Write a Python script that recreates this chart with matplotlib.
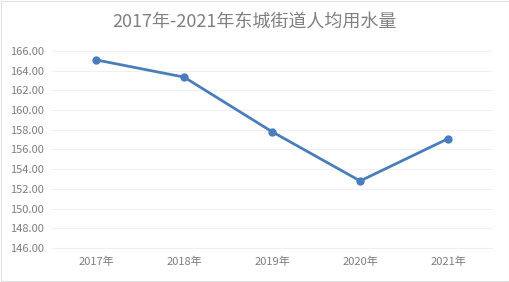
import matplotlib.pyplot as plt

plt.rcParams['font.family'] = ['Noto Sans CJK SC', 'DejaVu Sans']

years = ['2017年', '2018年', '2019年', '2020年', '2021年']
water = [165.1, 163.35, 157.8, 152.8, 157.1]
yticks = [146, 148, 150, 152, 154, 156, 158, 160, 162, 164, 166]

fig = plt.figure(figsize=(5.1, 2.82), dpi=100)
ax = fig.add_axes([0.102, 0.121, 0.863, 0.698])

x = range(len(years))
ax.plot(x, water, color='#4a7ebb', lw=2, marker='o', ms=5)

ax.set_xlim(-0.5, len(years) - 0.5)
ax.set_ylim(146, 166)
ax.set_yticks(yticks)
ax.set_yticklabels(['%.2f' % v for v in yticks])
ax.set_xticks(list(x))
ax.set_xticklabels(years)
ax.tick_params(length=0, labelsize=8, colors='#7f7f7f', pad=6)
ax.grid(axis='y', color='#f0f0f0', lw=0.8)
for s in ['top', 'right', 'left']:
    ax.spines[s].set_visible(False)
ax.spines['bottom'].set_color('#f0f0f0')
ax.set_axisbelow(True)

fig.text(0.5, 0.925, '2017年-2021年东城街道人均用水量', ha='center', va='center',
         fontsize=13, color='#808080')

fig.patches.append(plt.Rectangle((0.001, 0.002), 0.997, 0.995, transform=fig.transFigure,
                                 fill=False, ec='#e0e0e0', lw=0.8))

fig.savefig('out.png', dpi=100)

* _Task goal_: Exclude the images, then output the data above word for word.

* _Result of this exercise_:
Write a Python script that recreates this chart with matplotlib.
import matplotlib.pyplot as plt

plt.rcParams['font.family'] = ['Noto Sans CJK SC', 'DejaVu Sans']

years = ['2017年', '2018年', '2019年', '2020年', '2021年']
water = [165.1, 163.35, 157.8, 152.8, 157.1]
yticks = [146, 148, 150, 152, 154, 156, 158, 160, 162, 164, 166]

fig = plt.figure(figsize=(5.1, 2.82), dpi=100)
ax = fig.add_axes([0.102, 0.121, 0.863, 0.698])

x = range(len(years))
ax.plot(x, water, color='#4a7ebb', lw=2, marker='o', ms=5)

ax.set_xlim(-0.5, len(years) - 0.5)
ax.set_ylim(146, 166)
ax.set_yticks(yticks)
ax.set_yticklabels(['%.2f' % v for v in yticks])
ax.set_xticks(list(x))
ax.set_xticklabels(years)
ax.tick_params(length=0, labelsize=8, colors='#7f7f7f', pad=6)
ax.grid(axis='y', color='#f0f0f0', lw=0.8)
for s in ['top', 'right', 'left']:
    ax.spines[s].set_visible(False)
ax.spines['bottom'].set_color('#f0f0f0')
ax.set_axisbelow(True)

fig.text(0.5, 0.925, '2017年-2021年东城街道人均用水量', ha='center', va='center',
         fontsize=13, color='#808080')

fig.patches.append(plt.Rectangle((0.001, 0.002), 0.997, 0.995, transform=fig.transFigure,
                                 fill=False, ec='#e0e0e0', lw=0.8))

fig.savefig('out.png', dpi=100)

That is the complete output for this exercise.